Der konservative Abgeordnete Larry Brock, Justizsprecher der Partei, bezeichnete die Entscheidung als „grausame Beleidigung“ der Opfer.

Das Urteil bestätigte eine Entscheidung des Berufungsgerichts von Quebec, wonach die obligatorischen Mindeststrafen gegen das in der Charta garantierte Verbot grausamer und ungewöhnlicher Strafen verstoßen. Die Entscheidung des Berufungsgerichts ging auf die Fälle zweier Männer zurück, die sich wegen Kinderpornografie schuldig bekannt hatten.
Die Staatsanwaltschaft und der Generalstaatsanwalt von Quebec legten Berufung beim Obersten Gerichtshof ein, der den Fall im Januar verhandelte.
Eine Mehrheit des Obersten Gerichtshofs erklärte, dass eine obligatorische Mindeststrafe nicht unbedingt gegen den in der Charta verankerten Schutz vor grausamer und ungewöhnlicher Behandlung oder Bestrafung verstößt.
Wenn jedoch die Anwendung einer obligatorischen Mindeststrafe weit gefasst ist und eine Vielzahl von Umständen abdeckt, ist die Strafe verfassungsrechtlich anfechtbar, da sie keine andere Wahl lässt, als bestimmten Straftätern eine unverhältnismäßig hohe Strafe aufzuerlegen, so das Gericht.
Um festzustellen, ob eine obligatorische Mindeststrafe mit der Charta vereinbar ist, ist eine zweistufige kontextbezogene und vergleichende Analyse erforderlich, schrieb Richterin Mary Moreau im Namen der Mehrheit.
In der ersten Stufe werde eine angemessene und verhältnismäßige Strafe für den betreffenden Straftäter und möglicherweise andere vernünftigerweise vorhersehbare Straftäter festgelegt, erklärte sie.
In der zweiten Stufe sei ein Vergleich zwischen dem in der ersten Stufe festgelegten Strafmaß und der obligatorischen Mindeststrafe erforderlich, einschließlich des Ausmaßes der Diskrepanz zwischen diesen beiden Strafen.
Die Verwendung „vernünftigerweise vorhersehbarer Szenarien” sei für eine wirksame Verfassungsprüfung unverzichtbar, da das Ziel darin bestehe, sicherzustellen, dass sie für alle Bürger gelte, nicht nur für die Person, die in der Lage sei, die Gültigkeit eines Gesetzes anzufechten, schrieb Moreau.
Bei der Entscheidung über die Berufung untersuchte der Oberste Gerichtshof einen Fall, in dem ein 18-Jähriger von seinem gleichaltrigen Freund per Handy ein explizites Foto der 17-jährigen Freundin seines Freundes erhielt.

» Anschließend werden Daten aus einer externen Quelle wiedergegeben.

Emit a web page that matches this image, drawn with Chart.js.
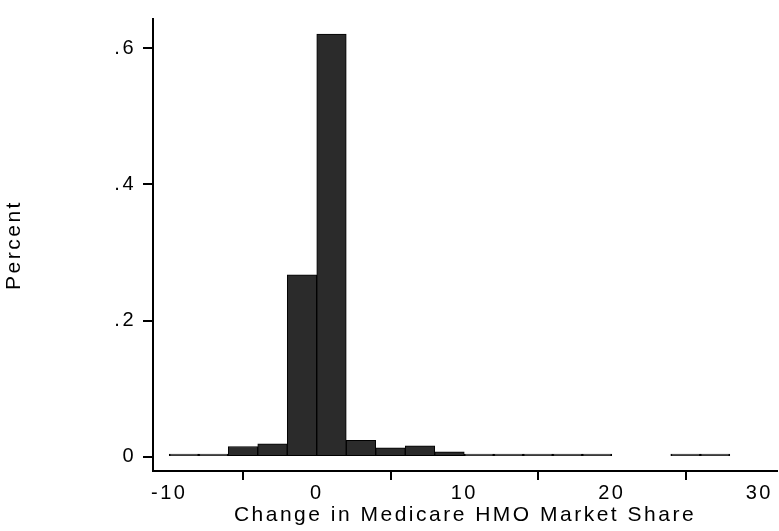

Der Empfänger behielt das Bild auf seinem Handy und sah sich das Foto kurz an, obwohl er wusste, dass es sich um Kinderpornografie handelte.
Im Zeitalter der digitalen Kommunikation sei es „nicht weit hergeholt”, dass ein 18-Jähriger von einem Freund ein Bild erhält, das der Definition von Kinderpornografie entspricht, schrieb Moreau.
Obwohl die Handlungen des repräsentativen Täters in diesem Szenario schwerwiegend sind und angeprangert werden müssen, fallen sie auf der Schwere-Skala für die Straftaten des Zugriffs auf und des Besitzes von Kinderpornografie eher in den unteren Bereich, sagte sie.
„Das junge Alter des Täters und die Tatsache, dass er das Foto unaufgefordert erhalten hat und nicht vorbestraft ist, sind erhebliche mildernde Umstände“, schrieb Moreau.
Eine Freiheitsstrafe von einem Jahr für den 18-jährigen repräsentativen Täter – obwohl eine angemessene Strafe eine bedingte Entlassung mit strengen Bewährungsauflagen wäre – wäre eine grob unverhältnismäßige Strafe, sagte sie.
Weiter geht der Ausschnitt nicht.